You have overly manual processes. You’re copying data between apps, setting up new projects from scratch, or holding your to-do list in your head. Mundane, menial tasks eat up hours of your time.
You hold on to tasks you’ve outgrown. Solopreneurs often keep doing work they could hand off—bookkeeping, scheduling social posts, organizing documents—because they believe no one else will do it well enough. These tasks are necessary, but that doesn’t mean they’re the best use of your time.
You are the decision bottleneck. When you’re the only person who can approve, review, or sign off on something, work stalls whenever you’re busy or indecisive. This gets especially expensive if you work with contractors, a social media manager, or a virtual assistant. If they can’t move forward without your input, their waiting time becomes a cost to your business.
How to clear the way
Once you’ve identified where things have slowed down, you can start to make changes. Here are some fixes to try.
Automate the repetitive stuff. If a task follows the same steps every time, you might be able to automate it. I use automation tools to automate roughly 1,500 tasks per month in my business. Even at a conservative estimate of 10 seconds per task, that’s four to five hours of my time saved. When you automate tasks in the apps you use, you don’t get “stuck” when you have a heavy workload.

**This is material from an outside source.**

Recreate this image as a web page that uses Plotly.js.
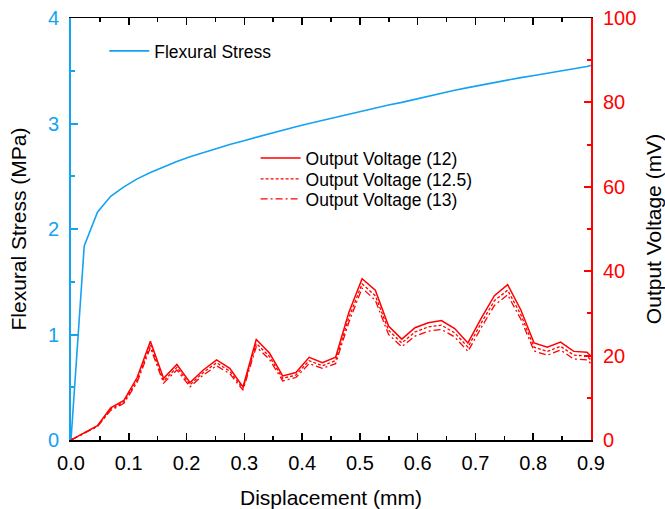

Delegate with clear guardrails. If you bring on a project manager, assistant, or contractor, you need to take one of two approaches so you don’t become the bottleneck. You either need to give them really repetitive work that doesn’t require decision-making, or you need to empower the person to make decisions—and then get out of their way. Either way, you set up the work so the other person can move forward without waiting on you.
Build in decision deadlines for yourself. Solopreneurs don’t have managers pushing them to decide. If you tend to sit on decisions (whether to acquire a new tool, make a pricing change, or take on a client), give yourself a deadline. Indecision can cost you opportunities, so force yourself to move forward one way or the other.
Your solutions have to be practical
For one week, pay attention to the tasks that require you specifically. If someone or something else (a tool or an automation) could handle it, that task is a candidate for removal from your plate.
Sometimes removing bottlenecks comes with a hard cost. You have to pay for a tool or pay for someone to help you. The solution has to fit within your budget.
But there’s another approach that’s free. Let stuff go. You can’t do everything. When you audit your week, figure out whether anything can be safely removed altogether. Not automated or passed off to another person. Just completely dropped. Sometimes the most effective fix for bottlenecks is realizing that a task wasn’t necessary in the first place.